GOAL: Give the data below again exactly as written, without its pictures.

RECORDED INFORMATION:
• • • • •

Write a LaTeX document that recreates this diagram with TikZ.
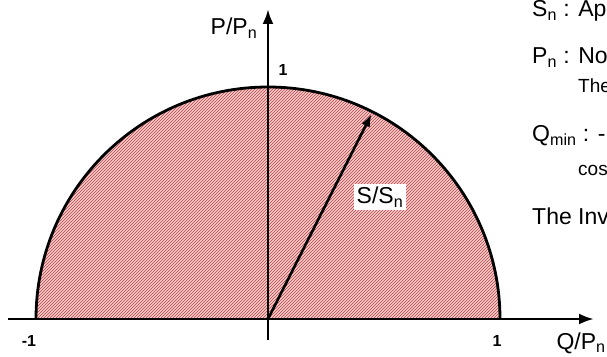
\documentclass[tikz,border=0pt]{standalone}
\usepackage{fontspec}
\setmainfont{Liberation Sans}
\usepackage{tikz}
\usetikzlibrary{arrows.meta,patterns}

\definecolor{hatchbg}{RGB}{244,206,198}
\definecolor{hatchline}{RGB}{190,62,80}

\tikzset{
  axis/.style={line width=2.8pt,-{Latex[length=15pt,width=11pt]}},
  lbl/.style={font=\fontsize{23}{27}\selectfont},
  tick/.style={font=\fontsize{16}{19}\selectfont\bfseries},
  note/.style={font=\fontsize{23}{27}\selectfont,anchor=base west,inner sep=0pt},
  subnote/.style={font=\fontsize{19}{22}\selectfont,anchor=base west,inner sep=0pt}
}

\begin{document}
\begin{tikzpicture}[x=1pt,y=1pt]
\clip (-268,-37) rectangle (339,319);
\fill[white] (-268,-37) rectangle (339,319);

% capability area
\fill[hatchbg] (232,0) arc (0:180:232) -- cycle;
\fill[pattern=north east lines,pattern color=hatchline] (232,0) arc (0:180:232) -- cycle;
\draw[line width=2.8pt] (232,0) arc (0:180:232);

% axes
\coordinate (O) at (0,0);
\coordinate (xs) at (-260,0);
\coordinate (xe) at (326,0);
\coordinate (ys) at (0,-21);
\coordinate (ye) at (0,310);
\draw[axis] (xs) -- (xe);
\draw[axis] (ys) -- (ye);

% apparent power vector
\coordinate (S) at (63.2:230);
\draw[line width=2.6pt,-{Latex[length=13pt,width=9pt]}] (O) -- (S);
\node[lbl,fill=white,inner sep=3pt] (slabel) at (112,122) {S/S\textsubscript{n}};

% axis labels
\node[lbl] (ylabel) at (-34,291) {P/P\textsubscript{n}};
\node[lbl,anchor=west] (xlabel) at (285,-24) {Q/P\textsubscript{n}};
\node[tick] (yone) at (15,249) {1};
\node[tick] (xone) at (229,-22) {1};
\node[tick] (xmone) at (-239,-22) {-1};

% legend text
\node[note] (sn) at (264,302) {S\textsubscript{n} : Ap};
\node[note] (pn) at (264,255) {P\textsubscript{n} : No};
\node[subnote] (pnsub) at (310,226) {The};
\node[note] (qmin) at (264,177) {Q\textsubscript{min} : -};
\node[subnote] (qminsub) at (310,143) {cos};
\node[note] (inv) at (264,94) {The Inv};
\end{tikzpicture}
\end{document}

• • • • •

RESPONSE TO THE TASK:
Write a LaTeX document that recreates this diagram with TikZ.
\documentclass[tikz,border=0pt]{standalone}
\usepackage{fontspec}
\setmainfont{Liberation Sans}
\usepackage{tikz}
\usetikzlibrary{arrows.meta,patterns}

\definecolor{hatchbg}{RGB}{244,206,198}
\definecolor{hatchline}{RGB}{190,62,80}

\tikzset{
  axis/.style={line width=2.8pt,-{Latex[length=15pt,width=11pt]}},
  lbl/.style={font=\fontsize{23}{27}\selectfont},
  tick/.style={font=\fontsize{16}{19}\selectfont\bfseries},
  note/.style={font=\fontsize{23}{27}\selectfont,anchor=base west,inner sep=0pt},
  subnote/.style={font=\fontsize{19}{22}\selectfont,anchor=base west,inner sep=0pt}
}

\begin{document}
\begin{tikzpicture}[x=1pt,y=1pt]
\clip (-268,-37) rectangle (339,319);
\fill[white] (-268,-37) rectangle (339,319);

% capability area
\fill[hatchbg] (232,0) arc (0:180:232) -- cycle;
\fill[pattern=north east lines,pattern color=hatchline] (232,0) arc (0:180:232) -- cycle;
\draw[line width=2.8pt] (232,0) arc (0:180:232);

% axes
\coordinate (O) at (0,0);
\coordinate (xs) at (-260,0);
\coordinate (xe) at (326,0);
\coordinate (ys) at (0,-21);
\coordinate (ye) at (0,310);
\draw[axis] (xs) -- (xe);
\draw[axis] (ys) -- (ye);

% apparent power vector
\coordinate (S) at (63.2:230);
\draw[line width=2.6pt,-{Latex[length=13pt,width=9pt]}] (O) -- (S);
\node[lbl,fill=white,inner sep=3pt] (slabel) at (112,122) {S/S\textsubscript{n}};

% axis labels
\node[lbl] (ylabel) at (-34,291) {P/P\textsubscript{n}};
\node[lbl,anchor=west] (xlabel) at (285,-24) {Q/P\textsubscript{n}};
\node[tick] (yone) at (15,249) {1};
\node[tick] (xone) at (229,-22) {1};
\node[tick] (xmone) at (-239,-22) {-1};

% legend text
\node[note] (sn) at (264,302) {S\textsubscript{n} : Ap};
\node[note] (pn) at (264,255) {P\textsubscript{n} : No};
\node[subnote] (pnsub) at (310,226) {The};
\node[note] (qmin) at (264,177) {Q\textsubscript{min} : -};
\node[subnote] (qminsub) at (310,143) {cos};
\node[note] (inv) at (264,94) {The Inv};
\end{tikzpicture}
\end{document}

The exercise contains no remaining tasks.